- DATASET SECTION -
<<<<
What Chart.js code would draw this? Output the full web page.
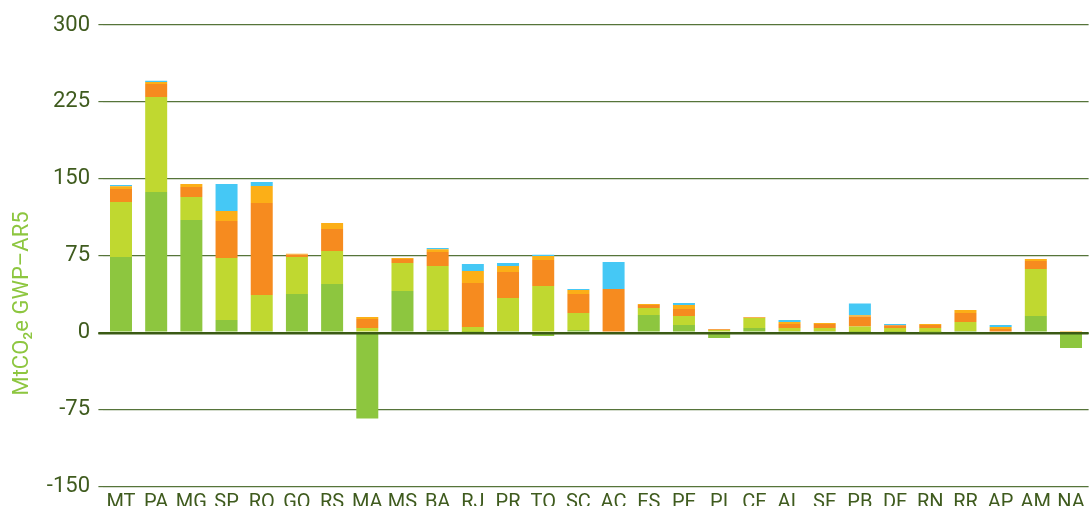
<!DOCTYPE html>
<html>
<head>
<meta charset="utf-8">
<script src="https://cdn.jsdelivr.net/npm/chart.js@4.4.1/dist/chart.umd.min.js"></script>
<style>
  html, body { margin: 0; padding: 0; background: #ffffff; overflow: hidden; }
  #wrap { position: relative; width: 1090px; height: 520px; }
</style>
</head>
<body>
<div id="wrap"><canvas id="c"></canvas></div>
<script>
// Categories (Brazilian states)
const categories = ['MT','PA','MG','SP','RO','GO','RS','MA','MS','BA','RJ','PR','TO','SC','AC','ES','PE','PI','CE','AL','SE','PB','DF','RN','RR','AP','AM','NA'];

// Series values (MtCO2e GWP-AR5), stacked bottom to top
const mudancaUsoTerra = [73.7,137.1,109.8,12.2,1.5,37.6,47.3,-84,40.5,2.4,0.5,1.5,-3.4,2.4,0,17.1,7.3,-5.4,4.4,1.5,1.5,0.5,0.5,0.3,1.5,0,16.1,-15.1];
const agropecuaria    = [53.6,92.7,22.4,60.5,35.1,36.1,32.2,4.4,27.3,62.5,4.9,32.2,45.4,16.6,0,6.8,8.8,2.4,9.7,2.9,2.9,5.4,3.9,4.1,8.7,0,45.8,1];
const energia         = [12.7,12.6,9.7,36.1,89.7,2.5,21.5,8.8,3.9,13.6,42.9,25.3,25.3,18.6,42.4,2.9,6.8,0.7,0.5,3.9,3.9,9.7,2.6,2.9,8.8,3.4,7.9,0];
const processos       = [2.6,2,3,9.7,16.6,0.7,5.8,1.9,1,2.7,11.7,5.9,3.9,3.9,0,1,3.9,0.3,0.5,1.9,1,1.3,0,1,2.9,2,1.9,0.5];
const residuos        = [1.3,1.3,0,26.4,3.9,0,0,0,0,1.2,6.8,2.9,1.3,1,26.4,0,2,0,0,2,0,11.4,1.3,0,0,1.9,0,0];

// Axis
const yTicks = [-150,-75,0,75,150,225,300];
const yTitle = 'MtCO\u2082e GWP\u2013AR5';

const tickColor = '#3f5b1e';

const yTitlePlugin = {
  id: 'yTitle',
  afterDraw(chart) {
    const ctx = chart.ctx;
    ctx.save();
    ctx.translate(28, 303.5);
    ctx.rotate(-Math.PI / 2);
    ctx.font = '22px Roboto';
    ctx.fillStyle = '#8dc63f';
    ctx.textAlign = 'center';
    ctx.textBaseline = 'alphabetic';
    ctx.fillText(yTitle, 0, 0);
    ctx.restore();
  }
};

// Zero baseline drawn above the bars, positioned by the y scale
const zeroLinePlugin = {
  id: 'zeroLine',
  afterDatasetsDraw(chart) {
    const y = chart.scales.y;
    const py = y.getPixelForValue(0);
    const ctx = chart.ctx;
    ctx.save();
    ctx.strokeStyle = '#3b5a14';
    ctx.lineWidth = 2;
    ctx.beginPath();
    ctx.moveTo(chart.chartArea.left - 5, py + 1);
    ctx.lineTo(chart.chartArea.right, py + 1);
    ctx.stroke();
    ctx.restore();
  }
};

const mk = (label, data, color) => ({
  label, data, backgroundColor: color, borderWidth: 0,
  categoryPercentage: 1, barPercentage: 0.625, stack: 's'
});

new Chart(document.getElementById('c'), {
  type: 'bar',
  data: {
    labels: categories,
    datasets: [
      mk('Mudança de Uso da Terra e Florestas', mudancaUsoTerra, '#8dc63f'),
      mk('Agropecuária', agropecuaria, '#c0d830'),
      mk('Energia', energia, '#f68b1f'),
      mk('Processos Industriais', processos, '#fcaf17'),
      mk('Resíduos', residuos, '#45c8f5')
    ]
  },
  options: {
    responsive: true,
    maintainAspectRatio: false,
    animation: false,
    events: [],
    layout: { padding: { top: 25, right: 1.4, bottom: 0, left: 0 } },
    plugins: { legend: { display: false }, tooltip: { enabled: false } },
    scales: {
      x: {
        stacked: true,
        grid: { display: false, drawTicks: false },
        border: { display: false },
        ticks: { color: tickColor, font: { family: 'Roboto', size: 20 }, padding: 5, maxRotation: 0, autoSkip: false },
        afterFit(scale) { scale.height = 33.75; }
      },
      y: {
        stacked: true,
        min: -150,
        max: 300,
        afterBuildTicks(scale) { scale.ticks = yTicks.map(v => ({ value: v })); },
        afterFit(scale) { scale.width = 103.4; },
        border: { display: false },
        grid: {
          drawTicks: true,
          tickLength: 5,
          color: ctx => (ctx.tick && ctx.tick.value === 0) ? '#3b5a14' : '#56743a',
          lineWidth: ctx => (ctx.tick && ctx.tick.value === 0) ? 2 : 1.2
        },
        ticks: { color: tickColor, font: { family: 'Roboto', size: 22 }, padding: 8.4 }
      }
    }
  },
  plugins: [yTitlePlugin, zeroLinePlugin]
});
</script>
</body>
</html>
>>>>
- DIRECTIONS FOR THIS TASK -
Using the material above, return every line exactly as it appears, minus the pictures.

- EXPECTED ANSWER -
What Chart.js code would draw this? Output the full web page.
<!DOCTYPE html>
<html>
<head>
<meta charset="utf-8">
<script src="https://cdn.jsdelivr.net/npm/chart.js@4.4.1/dist/chart.umd.min.js"></script>
<style>
  html, body { margin: 0; padding: 0; background: #ffffff; overflow: hidden; }
  #wrap { position: relative; width: 1090px; height: 520px; }
</style>
</head>
<body>
<div id="wrap"><canvas id="c"></canvas></div>
<script>
// Categories (Brazilian states)
const categories = ['MT','PA','MG','SP','RO','GO','RS','MA','MS','BA','RJ','PR','TO','SC','AC','ES','PE','PI','CE','AL','SE','PB','DF','RN','RR','AP','AM','NA'];

// Series values (MtCO2e GWP-AR5), stacked bottom to top
const mudancaUsoTerra = [73.7,137.1,109.8,12.2,1.5,37.6,47.3,-84,40.5,2.4,0.5,1.5,-3.4,2.4,0,17.1,7.3,-5.4,4.4,1.5,1.5,0.5,0.5,0.3,1.5,0,16.1,-15.1];
const agropecuaria    = [53.6,92.7,22.4,60.5,35.1,36.1,32.2,4.4,27.3,62.5,4.9,32.2,45.4,16.6,0,6.8,8.8,2.4,9.7,2.9,2.9,5.4,3.9,4.1,8.7,0,45.8,1];
const energia         = [12.7,12.6,9.7,36.1,89.7,2.5,21.5,8.8,3.9,13.6,42.9,25.3,25.3,18.6,42.4,2.9,6.8,0.7,0.5,3.9,3.9,9.7,2.6,2.9,8.8,3.4,7.9,0];
const processos       = [2.6,2,3,9.7,16.6,0.7,5.8,1.9,1,2.7,11.7,5.9,3.9,3.9,0,1,3.9,0.3,0.5,1.9,1,1.3,0,1,2.9,2,1.9,0.5];
const residuos        = [1.3,1.3,0,26.4,3.9,0,0,0,0,1.2,6.8,2.9,1.3,1,26.4,0,2,0,0,2,0,11.4,1.3,0,0,1.9,0,0];

// Axis
const yTicks = [-150,-75,0,75,150,225,300];
const yTitle = 'MtCO\u2082e GWP\u2013AR5';

const tickColor = '#3f5b1e';

const yTitlePlugin = {
  id: 'yTitle',
  afterDraw(chart) {
    const ctx = chart.ctx;
    ctx.save();
    ctx.translate(28, 303.5);
    ctx.rotate(-Math.PI / 2);
    ctx.font = '22px Roboto';
    ctx.fillStyle = '#8dc63f';
    ctx.textAlign = 'center';
    ctx.textBaseline = 'alphabetic';
    ctx.fillText(yTitle, 0, 0);
    ctx.restore();
  }
};

// Zero baseline drawn above the bars, positioned by the y scale
const zeroLinePlugin = {
  id: 'zeroLine',
  afterDatasetsDraw(chart) {
    const y = chart.scales.y;
    const py = y.getPixelForValue(0);
    const ctx = chart.ctx;
    ctx.save();
    ctx.strokeStyle = '#3b5a14';
    ctx.lineWidth = 2;
    ctx.beginPath();
    ctx.moveTo(chart.chartArea.left - 5, py + 1);
    ctx.lineTo(chart.chartArea.right, py + 1);
    ctx.stroke();
    ctx.restore();
  }
};

const mk = (label, data, color) => ({
  label, data, backgroundColor: color, borderWidth: 0,
  categoryPercentage: 1, barPercentage: 0.625, stack: 's'
});

new Chart(document.getElementById('c'), {
  type: 'bar',
  data: {
    labels: categories,
    datasets: [
      mk('Mudança de Uso da Terra e Florestas', mudancaUsoTerra, '#8dc63f'),
      mk('Agropecuária', agropecuaria, '#c0d830'),
      mk('Energia', energia, '#f68b1f'),
      mk('Processos Industriais', processos, '#fcaf17'),
      mk('Resíduos', residuos, '#45c8f5')
    ]
  },
  options: {
    responsive: true,
    maintainAspectRatio: false,
    animation: false,
    events: [],
    layout: { padding: { top: 25, right: 1.4, bottom: 0, left: 0 } },
    plugins: { legend: { display: false }, tooltip: { enabled: false } },
    scales: {
      x: {
        stacked: true,
        grid: { display: false, drawTicks: false },
        border: { display: false },
        ticks: { color: tickColor, font: { family: 'Roboto', size: 20 }, padding: 5, maxRotation: 0, autoSkip: false },
        afterFit(scale) { scale.height = 33.75; }
      },
      y: {
        stacked: true,
        min: -150,
        max: 300,
        afterBuildTicks(scale) { scale.ticks = yTicks.map(v => ({ value: v })); },
        afterFit(scale) { scale.width = 103.4; },
        border: { display: false },
        grid: {
          drawTicks: true,
          tickLength: 5,
          color: ctx => (ctx.tick && ctx.tick.value === 0) ? '#3b5a14' : '#56743a',
          lineWidth: ctx => (ctx.tick && ctx.tick.value === 0) ? 2 : 1.2
        },
        ticks: { color: tickColor, font: { family: 'Roboto', size: 22 }, padding: 8.4 }
      }
    }
  },
  plugins: [yTitlePlugin, zeroLinePlugin]
});
</script>
</body>
</html>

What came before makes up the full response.